Since 1988 Keller has specialized in periodontics, the area of dentistry most concerned with the health of the gums and underlying bone. Poor oral hygiene, genetics, and health issues such as heart disease, liver disease, respiratory problems and diabetes can all lead to deterioration of gum tissue, then the bone that holds teeth in place at the roots. Untreated, the result can be lost teeth.
Periodontal disease, caused by the accumulation of dangerous bacteria in the mouth, can also become the cause of systemic health problems.
“It’s a two-way street, a communication throughout the entire body,” Keller says. “You can’t just treat plaque and tartar. You have to treat the whole person. It’s much more important for a patient’s health.”

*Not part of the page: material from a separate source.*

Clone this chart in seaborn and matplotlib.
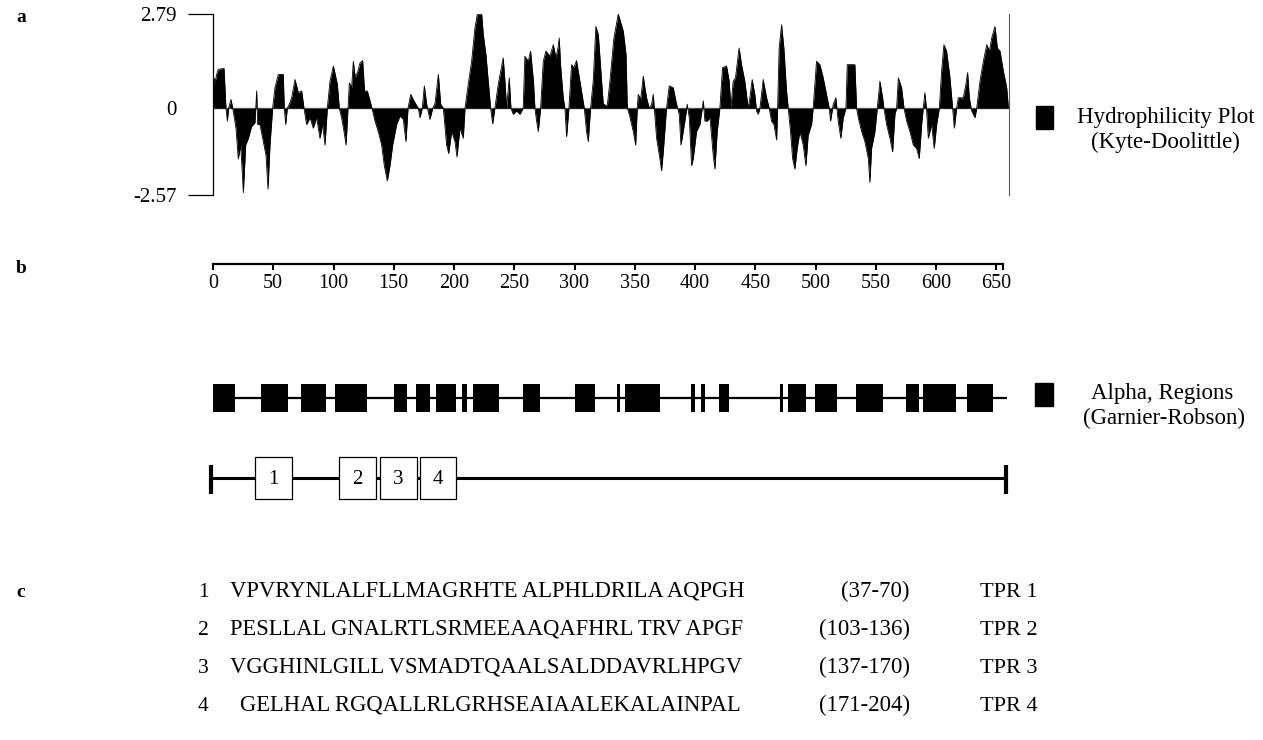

As a teen, Keller looked up to his dentist. With a natural aptitude for math and science, he was accepted into a dental program right out of high school. He earned a bachelor’s in microbiology and a degree in dentistry from the Ohio State University College of Dentistry. During his general residency at the Medical College of Ohio, a periodontist suggested he specialize. Keller moved to Delaware, then earned his certification in periodontics from the University of Pennsylvania School of Dental Medicine. He has practiced here ever since.
Much of his practice is focused on implantology—the embedding of special screws into the jaw bone and placement of a prosthetic tooth on top. Good implants have virtually replaced the need for bridges (prosthetic teeth that are cemented to their healthy neighbors) and removable appliances—the modern versions of George Washington’s dentures.
In advanced cases, Keller can rebuild lost bone through grafting. When periodontic disease is detected early enough, he can use antibiotic medicines or materials to eradicate the problem before it affects the bone, thus avoiding surgery. “We do everything we can to save a tooth,” Keller says.
Keller stays abreast of the latest advancements in materials and technique by reading the top journals on periodontics, taking regular continuing education courses and visiting periodontists around the county to observe their practices. That translates into things like new technology for his office, such as a CAT scan machine that provides him with 3D images of patients’ mouths—a great advance over standard X-rays.
“We find so much more to discuss with the patient,” Keller says. “We can plan treatment better.”
Beware: Up to 25 percent of us have a gene that predisposes us to periodontal disease. Yet the disease still needs bacteria to work its evil, so regular, effective brushing and flossing is the best prevention. “If you floss your teeth, you can live an extra 10 years,” Keller says.
It also helps to eat right and stay physically fit. If you smoke, quit. And avoid stress. “When you’re stressed, oral hygiene is the first thing to go,” Keller says. “If you don’t take care of yourself, your immune system will change. The healthiest people we see are in good shape.”